In Lucknow, Chief Minister Mayawati has sent a message to party leaders to assemble in Lucknow on Tuesday morning.

Both the Congress and BJP were in negotiations with the BSP through unnamed sources. on Tuesday night, Mayawati also asked Governor B L Joshi to dissolve the assembly only after March 6, when the results would be out. The logic was that so long as she was still in saddle, a fractured mandate on March 6 would enable her to stay on as chief minister.

Meanwhile, the UP bureaucracy was getting ready for a reshuffle. Those identified with Mayawati -- like state Cabinet Secretary Shashank Shekhar Singh, and her secretary, Chandra Bhanu -- were getting ready to leave the state for postings at the Centre.

Buoyed by the exit poll results, several bureaucrats considered close to Mulayam Singh Yadav were preparing to come in from 'cold storage.'

In Punjab, there was a view that neither formation -- the Congress and the Akali Dal-BJP combination -- would get a clear mandate, despite predictions of a dismal election result for the BJP that might drag the Akali Dal down.

Both sets of parties were keeping their doors open for Manpreet Badal's Punjab People's Party. Chief Minister Parkash Singh Badal claimed the results would go in favour of the SAD-BJP alliance.

on Monday evening, Badal said, "The Akali Dal will create history in Punjab by coming to power for the second consecutive term." On poll forecast reports of the BJP's drastic downfall, he said the results would be different.

Confident of a win and predicting at least 70 seats for the Congress, state party head Captain Amarinder Singh said he was hopeful of forming a government.
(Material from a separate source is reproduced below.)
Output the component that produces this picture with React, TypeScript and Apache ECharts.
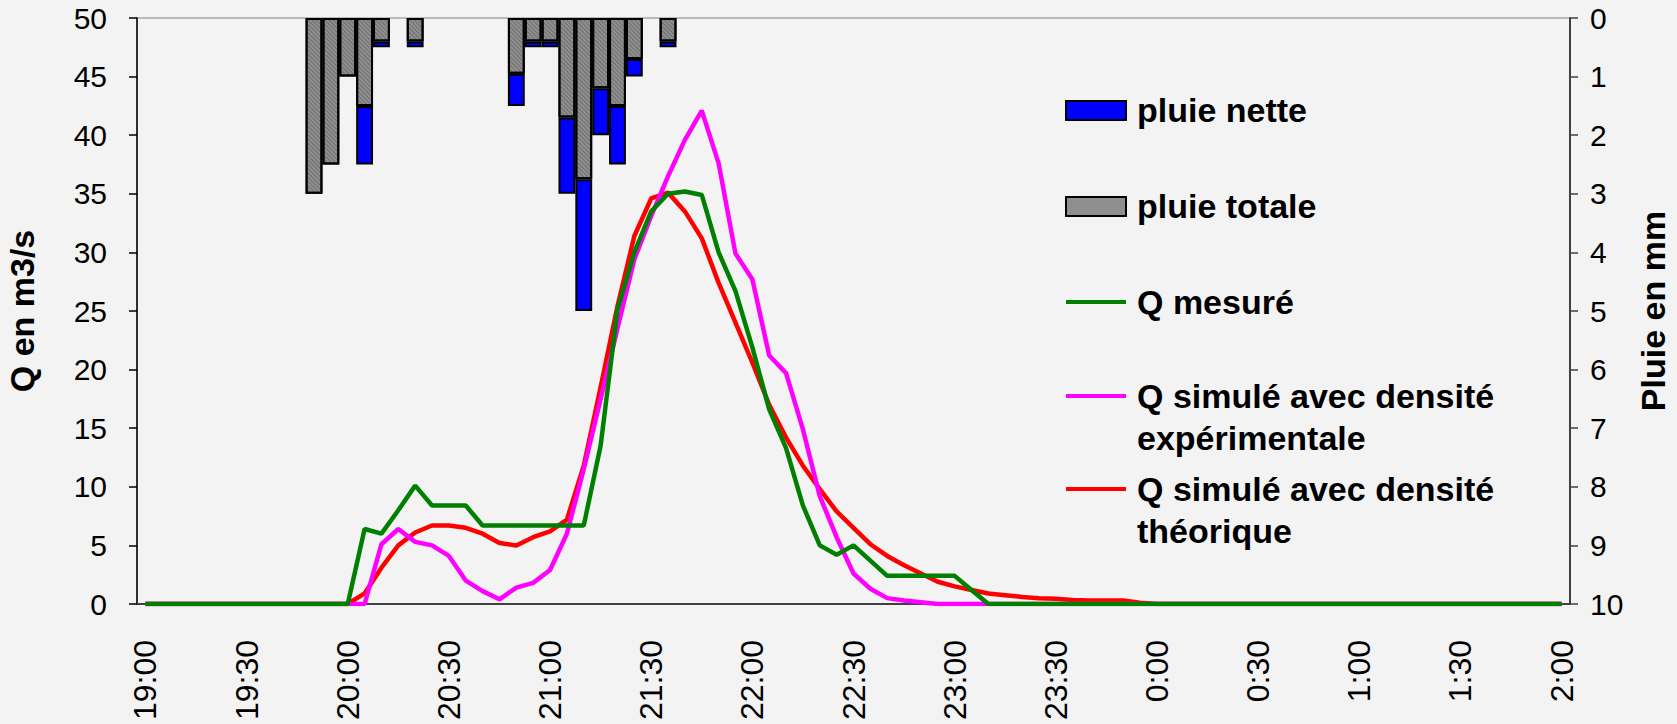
import { useEffect, useRef } from 'react';
import * as echarts from 'echarts';

// 5-minute time steps from 19:00 to 2:00 (next day)
const timeSteps: string[] = [];
for (let m = 19 * 60; m <= 26 * 60; m += 5) {
  const h = Math.floor(m / 60) % 24;
  const mm = m % 60;
  timeSteps.push(`${h}:${mm.toString().padStart(2, '0')}`);
}

// Measured discharge (m3/s), one value per 5 minutes
const qMesure = [
  0, 0, 0, 0, 0, 0, 0, 0, 0, 0, 0, 0, 0,
  6.4, 6.0, 8.0, 10.1, 8.4, 8.4, 8.4, 6.7, 6.7, 6.7, 6.7, 6.7, 6.7, 6.7,
  13.5, 25.1, 30.0, 33.5, 35.0, 35.2, 34.9, 30.0, 26.7, 21.9, 16.6, 13.3,
  8.4, 5.0, 4.2, 5.0, 3.7, 2.4, 2.4, 2.4, 2.4, 2.4, 1.2,
  0, 0, 0, 0, 0, 0, 0, 0, 0, 0, 0, 0, 0, 0, 0, 0, 0, 0, 0, 0,
  0, 0, 0, 0, 0, 0, 0, 0, 0, 0, 0, 0, 0, 0, 0,
];

// Simulated discharge, experimental density
const qSimExp = [
  0, 0, 0, 0, 0, 0, 0, 0, 0, 0, 0, 0, 0, 0,
  5.1, 6.4, 5.3, 5.0, 4.1, 2.0, 1.1, 0.4, 1.4, 1.8, 2.9, 6.0,
  11.5, 17.5, 23.5, 29.4, 33.1, 36.5, 39.6, 42.1, 37.6, 29.9, 27.7, 21.2,
  19.7, 14.9, 9.2, 5.7, 2.6, 1.3, 0.5, 0.3, 0.15,
  0, 0, 0, 0, 0, 0, 0, 0, 0, 0, 0, 0, 0, 0, 0, 0, 0, 0, 0,
  0, 0, 0, 0, 0, 0, 0, 0, 0, 0, 0, 0, 0, 0, 0, 0, 0, 0, 0,
];

// Simulated discharge, theoretical density
const qSimTheo = [
  0, 0, 0, 0, 0, 0, 0, 0, 0, 0, 0, 0, 0,
  0.9, 3.1, 5.0, 6.1, 6.7, 6.7, 6.5, 6.0, 5.2, 5.0, 5.7, 6.2, 7.2,
  11.8, 18.5, 25.4, 31.4, 34.6, 35.1, 33.5, 31.2, 27.4, 24.0, 20.6, 17.0,
  14.2, 11.8, 9.8, 7.9, 6.5, 5.1, 4.1, 3.3, 2.6, 1.9, 1.5, 1.2,
  0.9, 0.75, 0.6, 0.5, 0.45, 0.35, 0.3, 0.3, 0.3, 0.1,
  0, 0, 0, 0, 0, 0, 0, 0, 0, 0, 0, 0, 0, 0, 0, 0, 0, 0, 0, 0, 0, 0, 0, 0, 0,
];

// Rainfall (mm) per 5-minute step
const pluieHeures = [
  '19:50', '19:55', '20:00', '20:05', '20:10', '20:20', '20:50', '20:55',
  '21:00', '21:05', '21:10', '21:15', '21:20', '21:25', '21:35',
];
const pluieTotale = [3.0, 2.5, 1.0, 1.5, 0.4, 0.4, 0.95, 0.4, 0.4, 1.7, 2.75, 1.2, 1.5, 0.7, 0.4];
const pluieNette = [0, 0, 0, 1.0, 0.1, 0.1, 0.55, 0.1, 0.1, 1.3, 2.25, 0.8, 1.0, 0.3, 0.1];

const FONT = 'Arial, "Liberation Sans", Helvetica, sans-serif';
const GRAY = '#8f8f8f';

function alignRain(times: string[], values: number[]) {
  return timeSteps.map((t) => {
    const k = times.indexOf(t);
    if (k < 0) return null;
    return values[k] > 0 ? values[k] : null;
  });
}

// fine diagonal hatching used for the total-rain bars
const hatch = {
  symbol: 'rect',
  symbolSize: 1,
  color: 'rgba(70,70,70,0.45)',
  dashArrayX: [1, 0],
  dashArrayY: [1, 2],
  rotation: Math.PI / 4,
};

export default function App() {
  const ref = useRef<HTMLDivElement>(null);

  useEffect(() => {
    if (!ref.current) return;
    const chart = echarts.init(ref.current, null, { renderer: 'svg' });

    const axisText = { fontSize: 30, color: '#000', fontFamily: FONT };
    const nameText = { fontSize: 34, fontWeight: 'bold', color: '#000', fontFamily: FONT };

    const legendFont = { fontSize: 34, fontWeight: 'bold', fontFamily: FONT, fill: '#000' };
    const iconX = 1066;
    const iconW = 60;
    const textX = 1137;

    chart.setOption({
      animation: false,
      backgroundColor: '#f3f3f3',
      grid: {
        left: 137,
        right: 107,
        top: 18,
        bottom: 120,
        outerBoundsMode: 'none',
        containLabel: false,
        show: true,
        borderColor: '#808080',
        borderWidth: 1,
        backgroundColor: 'transparent',
      },
      xAxis: {
        type: 'category',
        data: timeSteps,
        boundaryGap: true,
        axisLine: { lineStyle: { color: '#404040', width: 2 } },
        axisTick: { interval: 5, length: 8, lineStyle: { color: '#404040', width: 2 } },
        axisLabel: { interval: 5, rotate: 90, margin: 36, ...axisText, fontSize: 32 },
        splitLine: { show: false },
      },
      yAxis: [
        {
          type: 'value',
          min: 0,
          max: 50,
          interval: 5,
          name: 'Q en m3/s',
          nameLocation: 'middle',
          nameGap: 98,
          nameRotate: 90,
          nameTextStyle: nameText,
          axisLine: { show: true, lineStyle: { color: '#000', width: 1.5 } },
          axisTick: { show: true, length: 8, lineStyle: { color: '#000', width: 1.5 } },
          axisLabel: { margin: 30, ...axisText },
          splitLine: { show: false },
        },
        {
          type: 'value',
          min: 0,
          max: 10,
          interval: 1,
          inverse: true,
          position: 'right',
          name: 'Pluie en mm',
          nameLocation: 'middle',
          nameGap: 66,
          nameRotate: 90,
          nameTextStyle: nameText,
          axisLine: { show: true, lineStyle: { color: '#404040', width: 2 } },
          axisTick: { show: true, length: 8, lineStyle: { color: '#404040', width: 1.5 } },
          axisLabel: { margin: 20, ...axisText },
          splitLine: { show: false },
        },
      ],
      series: [
        {
          name: 'pluie totale',
          type: 'bar',
          yAxisIndex: 1,
          stack: 'pluie',
          barCategoryGap: 0,
          data: alignRain(pluieHeures, pluieTotale),
          itemStyle: { color: GRAY, borderColor: '#000', borderWidth: 2, decal: hatch },
        },
        {
          name: 'pluie nette',
          type: 'bar',
          yAxisIndex: 1,
          stack: 'pluie',
          barCategoryGap: 0,
          data: alignRain(pluieHeures, pluieNette),
          itemStyle: { color: '#0000ff', borderColor: '#000', borderWidth: 2 },
        },
        {
          name: 'Q simulé avec densité théorique',
          type: 'line',
          data: qSimTheo,
          showSymbol: false,
          lineStyle: { color: '#ff0000', width: 4.5 },
        },
        {
          name: 'Q simulé avec densité expérimentale',
          type: 'line',
          data: qSimExp,
          showSymbol: false,
          lineStyle: { color: '#ff00ff', width: 4.5 },
        },
        {
          name: 'Q mesuré',
          type: 'line',
          data: qMesure,
          showSymbol: false,
          lineStyle: { color: '#008000', width: 4.5 },
        },
      ],
      graphic: [
        {
          type: 'rect',
          shape: { x: iconX, y: 101, width: iconW, height: 19 },
          style: { fill: '#0000ff', stroke: '#000', lineWidth: 2 },
        },
        {
          type: 'text',
          x: textX,
          y: 110,
          style: { text: 'pluie nette', verticalAlign: 'middle', ...legendFont },
        },
        {
          type: 'rect',
          shape: { x: iconX, y: 197, width: iconW, height: 19 },
          style: { fill: GRAY, stroke: '#000', lineWidth: 2 },
        },
        {
          type: 'text',
          x: textX,
          y: 206,
          style: { text: 'pluie totale', verticalAlign: 'middle', ...legendFont },
        },
        {
          type: 'line',
          shape: { x1: iconX, y1: 302, x2: iconX + iconW, y2: 302 },
          style: { stroke: '#008000', lineWidth: 4 },
        },
        {
          type: 'text',
          x: textX,
          y: 302,
          style: { text: 'Q mesuré', verticalAlign: 'middle', ...legendFont },
        },
        {
          type: 'line',
          shape: { x1: iconX, y1: 396, x2: iconX + iconW, y2: 396 },
          style: { stroke: '#ff00ff', lineWidth: 4 },
        },
        {
          type: 'text',
          x: textX,
          y: 375,
          style: {
            text: 'Q simulé avec densité\nexpérimentale',
            verticalAlign: 'top',
            lineHeight: 42,
            ...legendFont,
          },
        },
        {
          type: 'line',
          shape: { x1: iconX, y1: 489, x2: iconX + iconW, y2: 489 },
          style: { stroke: '#ff0000', lineWidth: 4 },
        },
        {
          type: 'text',
          x: textX,
          y: 468,
          style: {
            text: 'Q simulé avec densité\nthéorique',
            verticalAlign: 'top',
            lineHeight: 42,
            ...legendFont,
          },
        },
      ],
    });

    return () => chart.dispose();
  }, []);

  return (
    <div
      ref={ref}
      style={{ position: 'fixed', left: 0, top: 0, width: 1677, height: 724 }}
    />
  );
}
He added the Congress could win 41 of the 68 seats in the Malwa region and 16 seats each in the Majha and Doaba regions.

The United Progressive Alliance believes a slew of important policy decisions, including foreign direct investment in retail, would get the required backing once the results of the elections in five states come in the party's favour.

When reminded that the Samajwadi Party's manifesto had promised to oppose FDI in retail, a Congress minister retorted that the SP had opposed the Indo-US civil nuclear agreement as well, but ultimately it was because of the SP that prevented the collapse of the government on this issue in UPA-I, after the Left parties withdrew support.